Não sei dizer se a Criatura chega a ser um monstro em algum momento dessa adaptação cinematográfica de “Frankenstein”, mas, se chega, é Victor quem o faz assim. Ele o isola do mundo o acorrentando abaixo do seu laboratório, e o deixa lá por não ser exatamente o que ele esperava que fosse… a Criatura só conhece alguma bondade quando é encontrada por Lady Elizabeth, que é a antítese da faceta monstruosa de Victor Frankenstein, mas isso não é o suficiente para resgatá-lo. Victor projeta na sua Criatura, mais de uma vez, ações que são suas – como a responsabilidade pela morte de Henrich –, e resolve tentar se livrar dela colocando fogo na torre em que conduzira seu experimento por algum tempo, mesmo depois de ter a prova de que há, ali, inteligência.

É com a explosão da torre que a narrativa vira e deixamos de acompanhar o ponto de vista de Victor Frankenstein para acompanhar o ponto de vista da própria Criatura, e aqui a sua humanização é mais clara e evidente do que nunca. A sensibilidade com que ele se transforma no “Espírito da Floresta” para uma família que vive na casa na qual ele se esconde do frio é indizível, e é ali que a Criatura aprende a falar, a ler e a expressar o que pensa e o que sente. Gosto muito da sutileza com que o dono da casa, a quem a Criatura eventualmente se apresenta, é um homem cego que não pode julgá-lo por sua aparência “incomum” e, por isso, vê apenas a bondade em sua voz e em suas atitudes. Outros o julgariam um “monstro” apenas por sua aparência.

A vida da Criatura naquela casa, no entanto, dura poucos momentos de felicidade… ele acaba sendo acusado por um ataque ao senhor daquele lugar, perseguido e morto – ou quisera ele ter sido morto. Ele não sabe quanto tempo passara desacordado, mas a vitória de Victor Frankenstein sobre a morte garante uma regeneração rápida e aparentemente impossível que traz a Criatura de volta à vida, e é nesse momento que ele entende que a morte não lhe pertence, e ele precisa enfrentar a infinitude de uma vida eterna e solitária. A Criatura busca, então, o seu Criador. Se ele não for capaz de lhe dar a morte, então talvez ele seja capaz de lhe dar uma companheira… alguém como ele, com quem ele possa passar a eternidade. Um pedido recusado por Victor Frankenstein.

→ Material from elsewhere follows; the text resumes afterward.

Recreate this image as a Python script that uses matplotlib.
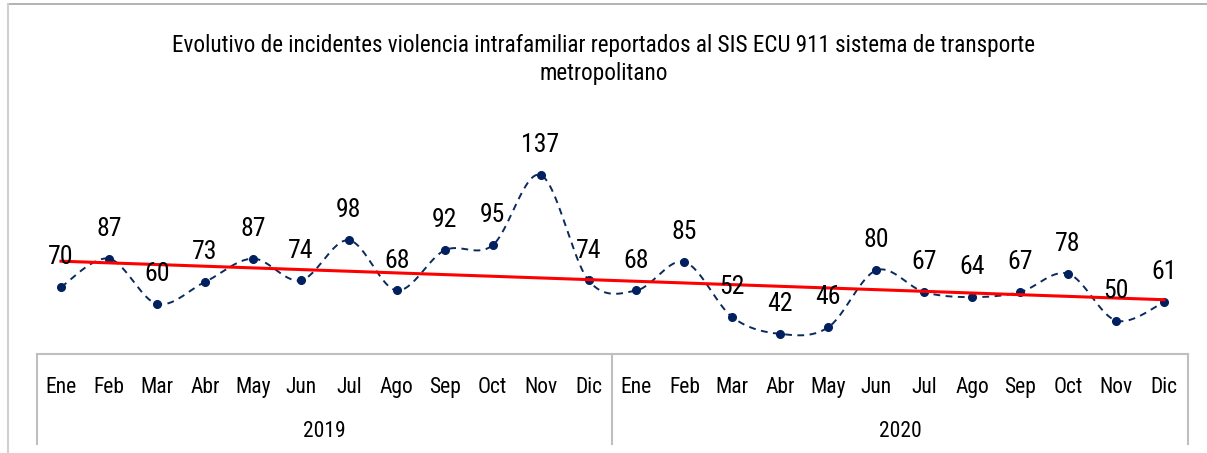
import numpy as np
import matplotlib
matplotlib.use("Agg")
import matplotlib.pyplot as plt
from matplotlib import font_manager
from matplotlib.lines import Line2D

# --- data ---
months = ["Ene", "Feb", "Mar", "Abr", "May", "Jun", "Jul", "Ago", "Sep", "Oct", "Nov", "Dic"]
years = ["2019", "2020"]
values_2019 = [70, 87, 60, 73, 87, 74, 98, 68, 92, 95, 137, 74]
values_2020 = [68, 85, 52, 42, 46, 80, 67, 64, 67, 78, 50, 61]
title = "Evolutivo de incidentes violencia intrafamiliar reportados al SIS ECU 911 sistema de transporte\nmetropolitano"

# pick a narrow font if one is there
names = {f.name for f in font_manager.fontManager.ttflist}
family = "Roboto"
for cand in ["Roboto Condensed", "Liberation Sans Narrow"]:
    if cand in names:
        family = cand
        break
plt.rcParams["font.family"] = [family, "DejaVu Sans"]

values = np.array(values_2019 + values_2020, dtype=float)
x = np.arange(len(values), dtype=float)


def smooth_curve(xs, ys, n=30):
    """Excel-like smoothed line (Catmull-Rom as cubic Bezier)."""
    px = np.concatenate([[xs[0]], xs, [xs[-1]]])
    py = np.concatenate([[ys[0]], ys, [ys[-1]]])
    out_x, out_y = [], []
    t = np.linspace(0, 1, n)
    for i in range(1, len(px) - 2):
        p0 = np.array([px[i], py[i]])
        p3 = np.array([px[i + 1], py[i + 1]])
        p1 = p0 + (np.array([px[i + 1], py[i + 1]]) - np.array([px[i - 1], py[i - 1]])) / 6
        p2 = p3 - (np.array([px[i + 2], py[i + 2]]) - np.array([px[i], py[i]])) / 6
        b = ((1 - t) ** 3)[:, None] * p0 + (3 * (1 - t) ** 2 * t)[:, None] * p1 \
            + (3 * (1 - t) * t ** 2)[:, None] * p2 + (t ** 3)[:, None] * p3
        out_x.extend(b[:, 0])
        out_y.extend(b[:, 1])
    return np.array(out_x), np.array(out_y)


W, H = 1207, 453
fig = plt.figure(figsize=(W / 100, H / 100), dpi=100)
ax = fig.add_axes([37 / W, (H - 354) / H, 1151 / W, (354 - 136.5) / H])

navy = "#0b2a5c"
sx, sy = smooth_curve(x, values)
ax.plot(sx, sy, color=navy, lw=1.4, ls=(0, (3.5, 2.8)), zorder=3)
ax.plot(x, values, "o", color="#002060", ms=5.5, zorder=4)

# linear trend
slope, intercept = np.polyfit(x, values, 1)
ax.plot([x[0], x[-1]], [slope * x[0] + intercept, slope * x[-1] + intercept],
        color="#ff0000", lw=2.2, zorder=5)

for xi, v in zip(x, values):
    ax.annotate(f"{int(v)}", (xi, v), xytext=(0, 21.5), textcoords="offset points",
                ha="center", va="center", fontsize=18.5, color="black", zorder=6)

ax.set_xlim(-0.5, len(values) - 0.5)
ax.set_ylim(30, 160)
ax.axis("off")

# category axis (months / years) with separators
grey = "#bfbfbf"
trans = ax.get_xaxis_transform()
ax.plot([-0.5, len(values) - 0.5], [0, 0], color=grey, lw=1.5, transform=trans, clip_on=False)
for xs_ in [-0.5, 11.5, 23.5]:
    ax.plot([xs_, xs_], [0, -0.414], color=grey, lw=1.5, transform=trans, clip_on=False)
for i, m in enumerate(months * 2):
    ax.text(i, -0.152, m, transform=trans, ha="center", va="center", fontsize=15.5, color="black")
for j, yr in enumerate(years):
    ax.text(5.5 + 12 * j, -0.358, yr, transform=trans, ha="center", va="center", fontsize=15.5, color="black")

fig.text(0.5, (H - 59.5) / H, title, ha="center", va="center", fontsize=16.7,
         linespacing=1.28, color="black")

# chart area border
fig.add_artist(Line2D([8 / W, 1], [(H - 4) / H, (H - 4) / H], color="#a6a6a6", lw=1.2))
fig.add_artist(Line2D([8 / W, 8 / W], [0, (H - 4) / H], color="#d0d0d0", lw=1.5))

fig.savefig("out.png", dpi=100)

O clímax do filme nos apresenta à morte de Lady Elizabeth Harlander no dia do seu casamento pelas mãos do verdadeiro monstro do filme – uma alteração em relação à obra original de Mary Shelley –, e uma perseguição em um deserto gelado que prova, mais uma vez, a incapacidade de morrer que a Criatura tem. A intensidade e a violência do confronto entre criador e criatura no gelo é complementada pelo encontro sem máscaras e barreiras no navio em que um deles está à beira da morte. “Frankenstein” nos conduz até a introdução do filme, trazendo a narração de ambos para o presente da narrativa, e é ali que os dois são capazes de, à sua maneira, se entender e se perdoar. Frankenstein chama a criatura de “filho” e pede seu perdão, e a Criatura o perdoa para que ele morra em paz…

“Forgive me… my son”

Agora, a Criatura vai fazer a única coisa que lhe resta, conforme dissera Victor Frankenstein: se não pode morrer, não lhe resta nada a não ser viver… a sensibilidade e a emotividade dessa sequência final coroam a narrativa tão bem construída em um filme impactante que certamente figurará dentre os melhores do ano. A história ainda atual de Mary Shelley ganha um olhar fresco e humano de Guillermo del Toro, que entrega um filme visualmente impecável, com uma fotografia belíssima, e que deve deixar muitas reflexões após a sua conclusão. Com um lançamento limitado nos cinemas para torná-lo merecidamente elegível ao Oscar em várias categorias, a versão de 2025 de “Frankenstein” está disponível na Netflix desde 07 de novembro. Assistam, é um filmaço!